▶ [Exercise]: Write out every line of the material as it stands, apart from the pictures.

┌────────

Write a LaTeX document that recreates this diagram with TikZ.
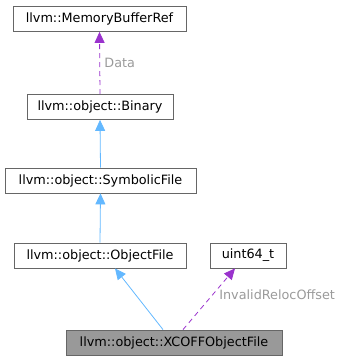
\documentclass[tikz,border=0pt]{standalone}
\usepackage{fontspec}
\setmainfont{DejaVu Sans}
\usetikzlibrary{arrows.meta}
\definecolor{edgeblue}{HTML}{63B8FF}
\definecolor{edgepurple}{HTML}{9A32CD}
\definecolor{boxline}{HTML}{666666}
\definecolor{labelgray}{HTML}{9A9A9A}
\definecolor{focusfill}{HTML}{999999}
\begin{document}
\begin{tikzpicture}[x=1pt,y=-1pt,
  cls/.style={draw=boxline, line width=0.8pt, fill=white, inner sep=0pt,
    minimum height=25pt, font=\fontsize{12.8}{14}\selectfont, anchor=center},
  focus/.style={cls, fill=focusfill},
  inherit/.style={draw=edgeblue, line width=0.8pt, -{Triangle[length=11pt,width=10pt]}},
  uses/.style={draw=edgepurple, line width=0.8pt, dash pattern=on 5pt off 4pt,
    -{Triangle[length=11pt,width=10pt]}},
  elabel/.style={text=labelgray, font=\fontsize{12.8}{14}\selectfont}]
\useasboundingbox (0,0) rectangle (345,361);
\node[cls, minimum width=173pt] (mbr) at (99.5,19) {llvm::MemoryBufferRef};
\node[cls, minimum width=146pt] (bin) at (100,107) {llvm::object::Binary};
\node[cls, minimum width=191pt] (sym) at (100.5,180.5) {llvm::object::SymbolicFile};
\node[cls, minimum width=172pt] (obj) at (100,255.5) {llvm::object::ObjectFile};
\node[cls, minimum width=76pt] (u64) at (248,255.5) {uint64\_t};
\node[focus, minimum width=216pt] (xc) at (174,342.5) {llvm::object::XCOFFObjectFile};
\draw[uses] (bin.north) -- (mbr.south) node[elabel, midway, right, xshift=1pt] {Data};
\draw[inherit] (sym.north) -- (bin.south);
\draw[inherit] (obj.north) -- (sym.south);
\draw[inherit] ([xshift=-11pt]xc.north) -- ([xshift=15pt]obj.south);
\draw[uses] ([xshift=9pt]xc.north) -- ([xshift=-13pt]u64.south)
  node[elabel, pos=0.55, anchor=west, xshift=4pt, yshift=1pt] {InvalidRelocOffset};
\end{tikzpicture}
\end{document}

└────────

▶ [Task output]:
Write a LaTeX document that recreates this diagram with TikZ.
\documentclass[tikz,border=0pt]{standalone}
\usepackage{fontspec}
\setmainfont{DejaVu Sans}
\usetikzlibrary{arrows.meta}
\definecolor{edgeblue}{HTML}{63B8FF}
\definecolor{edgepurple}{HTML}{9A32CD}
\definecolor{boxline}{HTML}{666666}
\definecolor{labelgray}{HTML}{9A9A9A}
\definecolor{focusfill}{HTML}{999999}
\begin{document}
\begin{tikzpicture}[x=1pt,y=-1pt,
  cls/.style={draw=boxline, line width=0.8pt, fill=white, inner sep=0pt,
    minimum height=25pt, font=\fontsize{12.8}{14}\selectfont, anchor=center},
  focus/.style={cls, fill=focusfill},
  inherit/.style={draw=edgeblue, line width=0.8pt, -{Triangle[length=11pt,width=10pt]}},
  uses/.style={draw=edgepurple, line width=0.8pt, dash pattern=on 5pt off 4pt,
    -{Triangle[length=11pt,width=10pt]}},
  elabel/.style={text=labelgray, font=\fontsize{12.8}{14}\selectfont}]
\useasboundingbox (0,0) rectangle (345,361);
\node[cls, minimum width=173pt] (mbr) at (99.5,19) {llvm::MemoryBufferRef};
\node[cls, minimum width=146pt] (bin) at (100,107) {llvm::object::Binary};
\node[cls, minimum width=191pt] (sym) at (100.5,180.5) {llvm::object::SymbolicFile};
\node[cls, minimum width=172pt] (obj) at (100,255.5) {llvm::object::ObjectFile};
\node[cls, minimum width=76pt] (u64) at (248,255.5) {uint64\_t};
\node[focus, minimum width=216pt] (xc) at (174,342.5) {llvm::object::XCOFFObjectFile};
\draw[uses] (bin.north) -- (mbr.south) node[elabel, midway, right, xshift=1pt] {Data};
\draw[inherit] (sym.north) -- (bin.south);
\draw[inherit] (obj.north) -- (sym.south);
\draw[inherit] ([xshift=-11pt]xc.north) -- ([xshift=15pt]obj.south);
\draw[uses] ([xshift=9pt]xc.north) -- ([xshift=-13pt]u64.south)
  node[elabel, pos=0.55, anchor=west, xshift=4pt, yshift=1pt] {InvalidRelocOffset};
\end{tikzpicture}
\end{document}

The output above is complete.